The income tax rate has increased dramatically since its implementation (Tax Foundation; Tax Policy Center). Along with the income tax rate, a couple of other factors have increased. Historically speaking, this country has had a much smaller debt-to-GDP ratio prior to ratification of the income tax, and so was the burden of federal spending (in terms of percentage of GDP). Yea for the ratchet effect! Ever since, the income tax has given the federal government much greater ability to spend more and aggrandize in the process. Essentially, the income tax was the means by which government could become the bloated, oversized nanny state that keeps people dependent on government. (As a side note, an increased tax rate does not mean more tax revenue, either, especially when looking at tax revenue as a percent of GDP.)
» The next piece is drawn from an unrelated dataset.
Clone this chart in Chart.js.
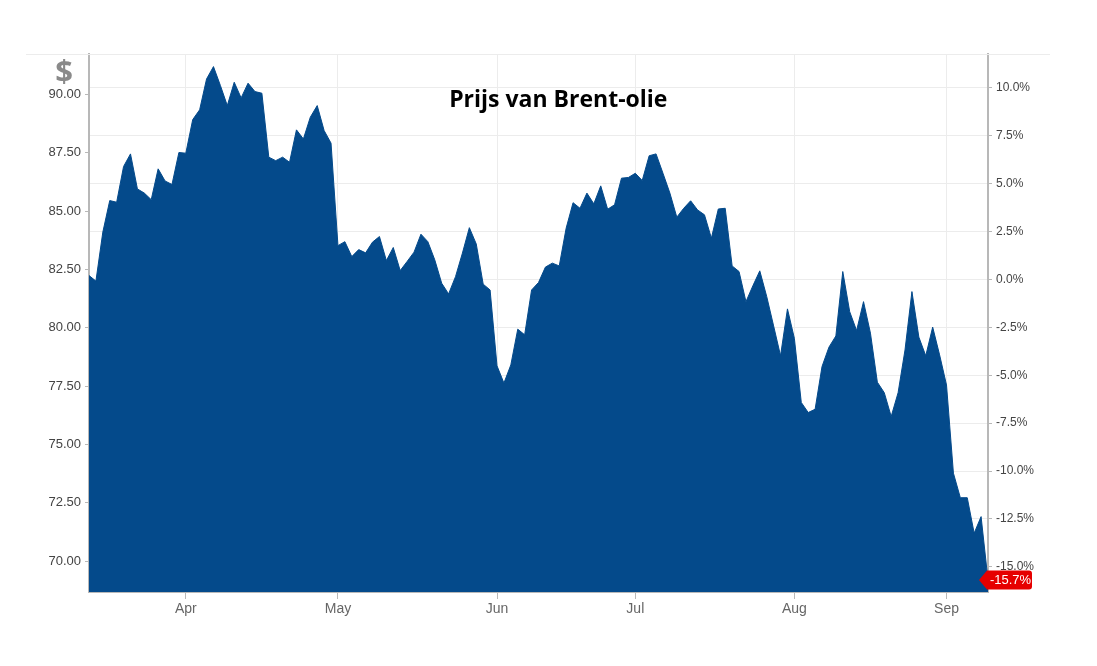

Although it's nice to mention the joys of how taxation collects more revenue, taxation has a secondary function: disincentivizing behavior. What sort of behavior is an income tax discouraging? Earning income. Considering the progressive nature of the income tax (which is wonderful because whatever happened to equal treatment under the law?), those with higher incomes feel the sting even more, which is unfortunate, especially since those in the highest quintile are the ones in the best position to create more jobs. The income tax ends up distorting business investments and financial planning. If the principle is "the more you make, the more they take," how long will it take before a business owner realizes it's either not worth it to have so many employees or even continue running his business?
Although my purpose of the blog entry is not to come up with an alternative to the income tax at this given moment, how about suggesting a consumption-based tax, even if it is a tad more progressive in nature? Since I wouldn't want to create shock to the system, I would be for a gradual repeal of the income tax, and have it replaced (not in addition to, but in lieu of) with sales taxes, value-added taxes, or other consumption and excise taxes. In addition, I would want a more gradual repeal because we still need to pay off our debt, which is going to need to entail larger revenue in the short-to-medium. Even with all of this, what I hope from today is that it doesn't take another 100 years for the American people to realize just how adverse the income tax really is.